··· PROVIDED RECORDS ···
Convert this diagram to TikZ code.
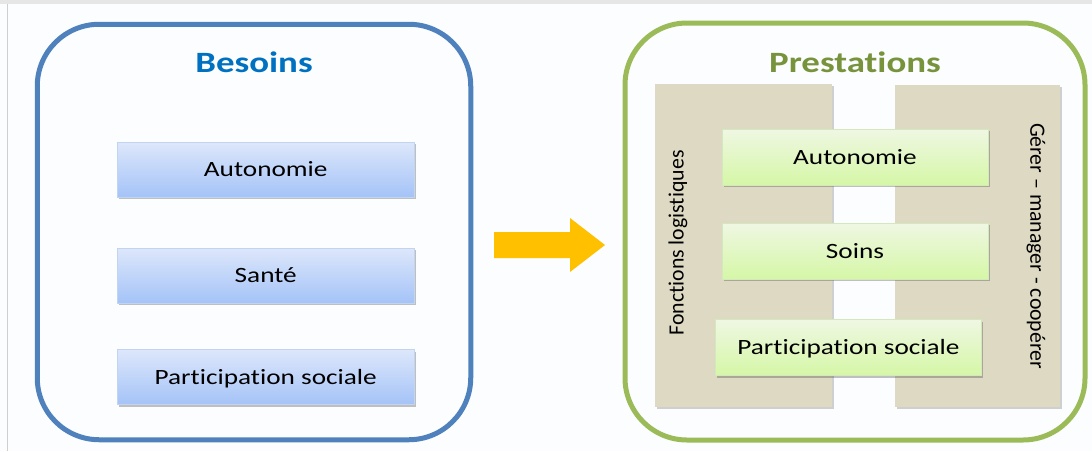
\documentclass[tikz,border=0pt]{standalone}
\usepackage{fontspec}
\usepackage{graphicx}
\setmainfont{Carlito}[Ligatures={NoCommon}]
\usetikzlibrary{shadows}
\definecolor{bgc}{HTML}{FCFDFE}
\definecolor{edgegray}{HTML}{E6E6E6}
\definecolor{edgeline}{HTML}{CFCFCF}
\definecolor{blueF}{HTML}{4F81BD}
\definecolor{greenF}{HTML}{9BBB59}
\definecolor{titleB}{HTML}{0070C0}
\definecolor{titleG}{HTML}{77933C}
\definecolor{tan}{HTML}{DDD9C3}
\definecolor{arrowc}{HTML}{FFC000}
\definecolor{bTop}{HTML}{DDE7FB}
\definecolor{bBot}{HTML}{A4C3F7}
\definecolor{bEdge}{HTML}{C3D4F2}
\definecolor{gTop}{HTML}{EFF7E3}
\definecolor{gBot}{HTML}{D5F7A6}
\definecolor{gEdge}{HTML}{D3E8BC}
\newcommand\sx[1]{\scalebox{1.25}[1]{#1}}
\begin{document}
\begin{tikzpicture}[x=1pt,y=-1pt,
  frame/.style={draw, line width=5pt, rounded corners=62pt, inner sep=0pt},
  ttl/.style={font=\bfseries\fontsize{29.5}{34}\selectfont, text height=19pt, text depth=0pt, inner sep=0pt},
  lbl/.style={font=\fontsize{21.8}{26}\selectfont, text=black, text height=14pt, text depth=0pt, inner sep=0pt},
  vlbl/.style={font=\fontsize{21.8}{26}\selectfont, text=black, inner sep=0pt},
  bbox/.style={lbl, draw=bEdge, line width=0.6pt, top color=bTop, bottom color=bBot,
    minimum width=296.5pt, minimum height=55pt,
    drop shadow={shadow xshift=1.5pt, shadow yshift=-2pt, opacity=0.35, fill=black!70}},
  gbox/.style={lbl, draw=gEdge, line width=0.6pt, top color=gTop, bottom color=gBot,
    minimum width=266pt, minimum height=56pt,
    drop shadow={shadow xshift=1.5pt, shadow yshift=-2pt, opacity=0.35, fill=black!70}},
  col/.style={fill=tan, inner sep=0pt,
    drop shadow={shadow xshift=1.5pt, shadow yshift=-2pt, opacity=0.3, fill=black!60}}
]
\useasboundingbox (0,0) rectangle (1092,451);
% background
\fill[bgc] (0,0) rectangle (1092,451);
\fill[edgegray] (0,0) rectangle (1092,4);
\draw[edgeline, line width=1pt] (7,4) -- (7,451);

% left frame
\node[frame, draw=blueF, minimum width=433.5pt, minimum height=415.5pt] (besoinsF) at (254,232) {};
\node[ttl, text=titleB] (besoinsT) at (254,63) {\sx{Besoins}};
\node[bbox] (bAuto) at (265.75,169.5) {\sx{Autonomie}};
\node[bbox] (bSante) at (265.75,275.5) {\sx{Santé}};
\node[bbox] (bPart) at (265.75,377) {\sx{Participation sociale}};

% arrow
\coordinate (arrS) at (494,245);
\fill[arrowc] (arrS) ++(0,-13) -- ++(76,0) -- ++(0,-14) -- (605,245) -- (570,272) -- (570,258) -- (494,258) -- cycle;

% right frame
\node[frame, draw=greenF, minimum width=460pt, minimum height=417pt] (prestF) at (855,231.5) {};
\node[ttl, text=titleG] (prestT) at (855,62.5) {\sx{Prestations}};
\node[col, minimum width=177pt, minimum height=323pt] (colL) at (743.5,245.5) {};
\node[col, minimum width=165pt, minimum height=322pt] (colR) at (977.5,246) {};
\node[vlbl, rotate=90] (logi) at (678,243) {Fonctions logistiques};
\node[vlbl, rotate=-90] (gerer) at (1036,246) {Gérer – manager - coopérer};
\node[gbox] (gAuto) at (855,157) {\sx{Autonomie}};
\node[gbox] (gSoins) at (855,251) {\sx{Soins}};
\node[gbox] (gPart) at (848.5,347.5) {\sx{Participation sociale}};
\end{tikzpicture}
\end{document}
···
··· PROVIDED RECORDS ···
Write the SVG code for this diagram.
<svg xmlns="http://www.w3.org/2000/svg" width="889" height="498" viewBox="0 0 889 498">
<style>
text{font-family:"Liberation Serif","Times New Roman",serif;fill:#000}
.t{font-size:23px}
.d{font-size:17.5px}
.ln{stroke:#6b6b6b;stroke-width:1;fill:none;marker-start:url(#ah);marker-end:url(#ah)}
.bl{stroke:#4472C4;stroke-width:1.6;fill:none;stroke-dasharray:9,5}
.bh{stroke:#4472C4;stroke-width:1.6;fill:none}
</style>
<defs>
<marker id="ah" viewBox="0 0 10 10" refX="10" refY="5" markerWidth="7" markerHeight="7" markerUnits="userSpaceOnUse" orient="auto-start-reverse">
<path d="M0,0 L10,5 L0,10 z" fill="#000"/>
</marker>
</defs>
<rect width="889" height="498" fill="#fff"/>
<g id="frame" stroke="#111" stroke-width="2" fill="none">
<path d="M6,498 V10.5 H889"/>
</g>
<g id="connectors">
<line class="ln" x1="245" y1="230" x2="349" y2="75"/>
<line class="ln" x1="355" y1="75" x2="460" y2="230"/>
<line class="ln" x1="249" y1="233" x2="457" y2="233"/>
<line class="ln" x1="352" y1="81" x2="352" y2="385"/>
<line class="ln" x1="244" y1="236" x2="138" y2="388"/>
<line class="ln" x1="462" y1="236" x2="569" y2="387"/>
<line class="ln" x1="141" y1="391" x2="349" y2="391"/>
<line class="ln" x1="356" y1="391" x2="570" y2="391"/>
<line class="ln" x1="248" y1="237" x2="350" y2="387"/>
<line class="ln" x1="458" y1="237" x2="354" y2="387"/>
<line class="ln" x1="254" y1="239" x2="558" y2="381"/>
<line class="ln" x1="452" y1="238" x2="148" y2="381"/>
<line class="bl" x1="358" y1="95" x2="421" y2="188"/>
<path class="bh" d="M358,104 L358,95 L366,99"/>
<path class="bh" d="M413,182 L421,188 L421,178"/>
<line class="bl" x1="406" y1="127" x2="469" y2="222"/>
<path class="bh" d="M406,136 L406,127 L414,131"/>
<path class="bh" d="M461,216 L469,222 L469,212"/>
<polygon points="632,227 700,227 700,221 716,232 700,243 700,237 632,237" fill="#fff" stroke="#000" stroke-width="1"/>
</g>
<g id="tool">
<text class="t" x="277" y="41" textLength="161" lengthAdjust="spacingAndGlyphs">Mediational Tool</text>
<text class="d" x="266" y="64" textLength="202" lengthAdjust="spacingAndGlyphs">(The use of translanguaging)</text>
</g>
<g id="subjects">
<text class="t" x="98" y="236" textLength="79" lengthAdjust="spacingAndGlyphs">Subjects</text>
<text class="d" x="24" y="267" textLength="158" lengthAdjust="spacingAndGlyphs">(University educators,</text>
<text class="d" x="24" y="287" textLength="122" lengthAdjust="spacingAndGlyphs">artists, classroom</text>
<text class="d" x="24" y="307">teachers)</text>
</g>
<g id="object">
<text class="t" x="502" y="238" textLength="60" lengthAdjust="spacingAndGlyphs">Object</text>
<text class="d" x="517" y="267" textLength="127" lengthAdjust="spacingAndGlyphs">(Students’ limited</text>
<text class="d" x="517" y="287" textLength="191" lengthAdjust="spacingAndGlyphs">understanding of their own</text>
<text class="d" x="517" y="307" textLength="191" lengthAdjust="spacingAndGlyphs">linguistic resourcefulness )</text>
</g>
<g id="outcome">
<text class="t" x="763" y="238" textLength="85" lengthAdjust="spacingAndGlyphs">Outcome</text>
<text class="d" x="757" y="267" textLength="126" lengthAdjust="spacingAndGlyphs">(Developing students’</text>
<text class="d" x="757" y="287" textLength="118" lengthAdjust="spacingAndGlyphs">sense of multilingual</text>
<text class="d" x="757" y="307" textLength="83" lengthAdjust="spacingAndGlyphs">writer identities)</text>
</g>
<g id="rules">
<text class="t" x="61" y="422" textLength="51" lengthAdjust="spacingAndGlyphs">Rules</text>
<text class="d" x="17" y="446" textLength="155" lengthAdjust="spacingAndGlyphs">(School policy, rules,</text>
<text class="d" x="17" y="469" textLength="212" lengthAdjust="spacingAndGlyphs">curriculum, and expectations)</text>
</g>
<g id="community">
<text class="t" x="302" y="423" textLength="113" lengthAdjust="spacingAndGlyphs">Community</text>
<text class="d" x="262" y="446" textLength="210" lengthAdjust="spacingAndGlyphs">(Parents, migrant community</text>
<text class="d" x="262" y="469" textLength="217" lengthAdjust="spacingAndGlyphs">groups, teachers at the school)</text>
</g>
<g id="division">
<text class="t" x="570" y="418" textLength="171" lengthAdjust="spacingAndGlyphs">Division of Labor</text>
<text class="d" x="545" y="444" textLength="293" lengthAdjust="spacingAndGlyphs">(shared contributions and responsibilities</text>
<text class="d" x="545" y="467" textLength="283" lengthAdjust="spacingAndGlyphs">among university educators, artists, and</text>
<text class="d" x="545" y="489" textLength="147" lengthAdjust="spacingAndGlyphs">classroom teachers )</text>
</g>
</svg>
···
REQUIREMENT: Omit all pictures, then copy the lines between the ones holding "Convert this diagram to TikZ code." and "(7,4) -- (7,451);", inclusive.

TASK ANSWER:
Convert this diagram to TikZ code.
\documentclass[tikz,border=0pt]{standalone}
\usepackage{fontspec}
\usepackage{graphicx}
\setmainfont{Carlito}[Ligatures={NoCommon}]
\usetikzlibrary{shadows}
\definecolor{bgc}{HTML}{FCFDFE}
\definecolor{edgegray}{HTML}{E6E6E6}
\definecolor{edgeline}{HTML}{CFCFCF}
\definecolor{blueF}{HTML}{4F81BD}
\definecolor{greenF}{HTML}{9BBB59}
\definecolor{titleB}{HTML}{0070C0}
\definecolor{titleG}{HTML}{77933C}
\definecolor{tan}{HTML}{DDD9C3}
\definecolor{arrowc}{HTML}{FFC000}
\definecolor{bTop}{HTML}{DDE7FB}
\definecolor{bBot}{HTML}{A4C3F7}
\definecolor{bEdge}{HTML}{C3D4F2}
\definecolor{gTop}{HTML}{EFF7E3}
\definecolor{gBot}{HTML}{D5F7A6}
\definecolor{gEdge}{HTML}{D3E8BC}
\newcommand\sx[1]{\scalebox{1.25}[1]{#1}}
\begin{document}
\begin{tikzpicture}[x=1pt,y=-1pt,
  frame/.style={draw, line width=5pt, rounded corners=62pt, inner sep=0pt},
  ttl/.style={font=\bfseries\fontsize{29.5}{34}\selectfont, text height=19pt, text depth=0pt, inner sep=0pt},
  lbl/.style={font=\fontsize{21.8}{26}\selectfont, text=black, text height=14pt, text depth=0pt, inner sep=0pt},
  vlbl/.style={font=\fontsize{21.8}{26}\selectfont, text=black, inner sep=0pt},
  bbox/.style={lbl, draw=bEdge, line width=0.6pt, top color=bTop, bottom color=bBot,
    minimum width=296.5pt, minimum height=55pt,
    drop shadow={shadow xshift=1.5pt, shadow yshift=-2pt, opacity=0.35, fill=black!70}},
  gbox/.style={lbl, draw=gEdge, line width=0.6pt, top color=gTop, bottom color=gBot,
    minimum width=266pt, minimum height=56pt,
    drop shadow={shadow xshift=1.5pt, shadow yshift=-2pt, opacity=0.35, fill=black!70}},
  col/.style={fill=tan, inner sep=0pt,
    drop shadow={shadow xshift=1.5pt, shadow yshift=-2pt, opacity=0.3, fill=black!60}}
]
\useasboundingbox (0,0) rectangle (1092,451);
% background
\fill[bgc] (0,0) rectangle (1092,451);
\fill[edgegray] (0,0) rectangle (1092,4);
\draw[edgeline, line width=1pt] (7,4) -- (7,451);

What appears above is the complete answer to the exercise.